Topo

Quando as periferias do Rio e de Paris disputam para levar sua moda às passarelas

04/07/2018 10h50

Paris, 4 Jul 2018 (AFP) - As marcas de luxo se inspiram no popular estilo de rua? Para os alunos da Casa 93, uma escola de moda gratuita nos subúrbios de Paris, que tem sua origem em uma favela do Rio de Janeiro, nada está mais distante da realidade.

Eles são jovens, talentosos, mas sem recursos ou contatos. Um perfil que dificilmente abre portas no universo exclusivo da moda, não importa quão perto eles vivam do local onde a Semana de Moda mais influente do planeta é realizada periodicamente.

Mas sua outra peculiaridade é que não se encaixam perfeitamente em um sistema que veem como "rígido", "fechado" e "distante" da realidade das novas gerações, certamente uma das mais interessadas em moda, graças às redes sociais. É por isso que eles sonham em criar seu próprio selo e levá-lo para a passarela.

"No subúrbio, as pessoas não se vestem como alguns pensam. Há mais pessoas que se vestem na 'moda da periferia' em Paris", disse Rubi, uma franco-brasileira de 20 anos em um ateliê de Ile-Saint-Denis, ao norte da capital, onde aprende técnicas de corte e costura.

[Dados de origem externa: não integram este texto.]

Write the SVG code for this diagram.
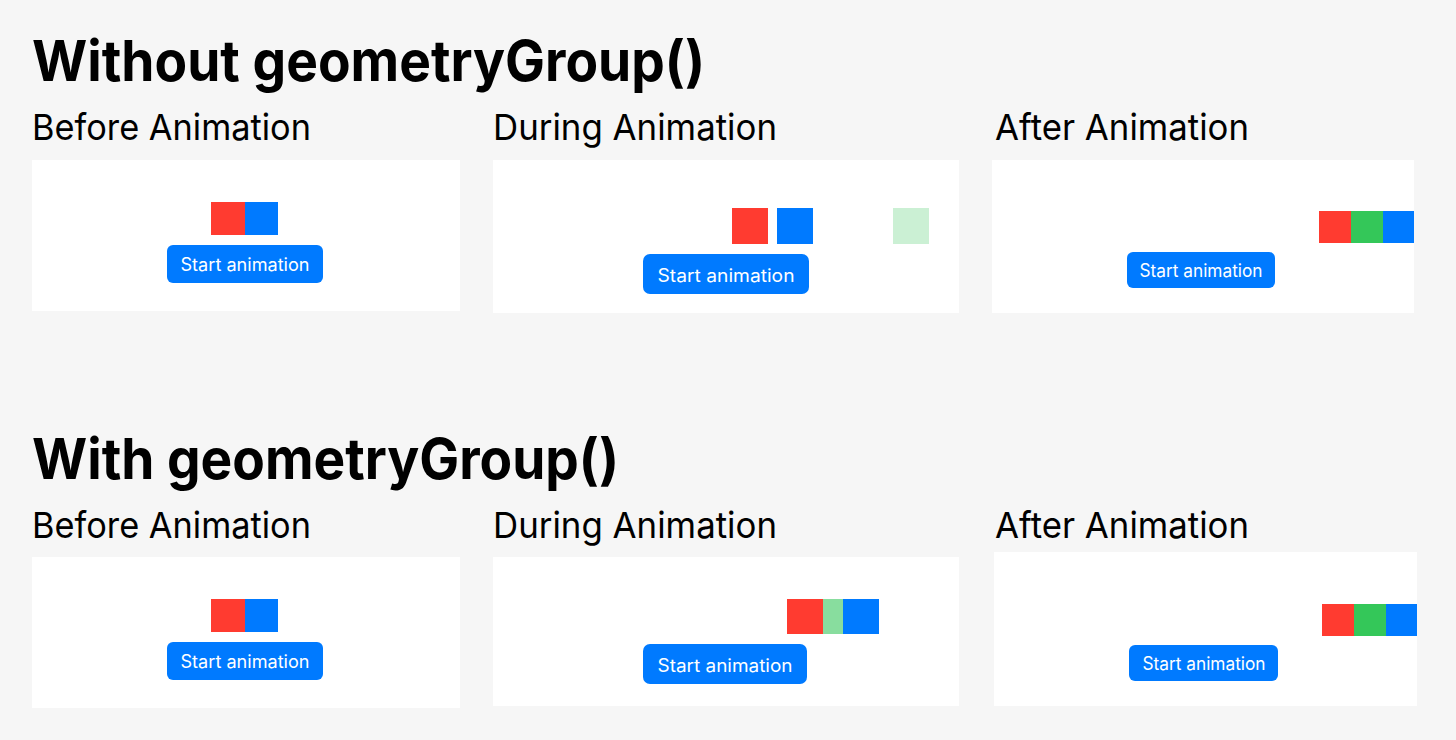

- Na Semana de Moda de São Paulo -Rubi faz parte de um grupo de 20 alunos que a jornalista francesa Nadine Gonzalez recrutou no ano passado para esta primeira experiência que segue os passos de sua escola brasileira, Casa Geração.

Esta escola, nascida na favela do Vidigal, formou uma centena de estudantes desde 2013, e a temporada de 2016 desfilou na Semana de Moda de São Paulo, conseguindo uma inserção de 100% no mercado de trabalho, de acordo com Gonzalez.

"Hoje, por causa das redes sociais, todo mundo quer fazer o mesmo, ir aos mesmos lugares. Mas eles não têm os meios e são forçados a olhar para o plano C, D ou E. Eles têm que ser muito mais criativos para atingir seus objetivos", explica à AFP.

As escolas públicas de design de moda têm enormes listas de espera desanimadoras, enquanto as particulares têm preços proibitivos - milhares de euros por ano. Desta forma, esta "caça-talentos" se cercou de uma dúzia de voluntários para alavancar seu projeto na França, com o apoio da Adidas e da Federação de Alta Costura e Moda, entre outros.

Apenas 11 dos 20 alunos que recrutou - depois de vários meses serpenteando pelos subúrbios do norte de Paris - continuam preparando-se e desenhando coletivamente sua primeira coleção. Alguns deles, forçados a trabalhar para sobreviver, tiveram que abandonar o projeto.

- Endividar-se para estudar? -Cintia, uma brasileira de 25 anos que estuda arte e comunicação, persevera nesse projeto, que a seduz porque "não apresenta a moda de forma espartilhada".

"Eu nasci no outro lado do mundo, não posso ter as mesmas referências que as escolas de Paris", diz esta jovem, que visa criar uma "publicação alternativa" sobre moda na internet.

"Por que se endividar para estudar se com o mesmo montante eu posso lançar minha própria marca?", afirma Rubi, que prepara um site de venda de roupas com sua irmã.

Njeri, de 21 anos, também explora seu próprio caminho. Com uma certa experiência em estilismo, esta jovem quer conhecer os segredos da confecção e dedicar-se à fotografia na moda. Mas não se reconhece nisso, especialmente na feminina, onde "as mulheres cheinhas" não têm lugar.

Embora Njeri defenda uma "moda mais simples pensada para todos", seu parceiro Miguel, de 18 anos, um dos dois garotos no projeto, não está interessado em "vestir as pessoas da rua". Sua moda será "extrovertida", para "o mundo do espetáculo".

A Casa 93 apresentará sua primeira coleção para profissionais da moda e à imprensa no dia 9 de julho, em Paris, quatro dias após o término da Semana da Alta Costura. Para a segunda temporada, Gonzalez disse que, graças ao boca a boca, tem muito mais candidatos.

Quanto à sua filial brasileira, cujos alunos criaram até agora oito marcas, Gonzalez explica que com a "crise econômica e o retorno da insegurança" nas favelas, a escola irá para São Paulo para reabrir na segunda metade de 2019.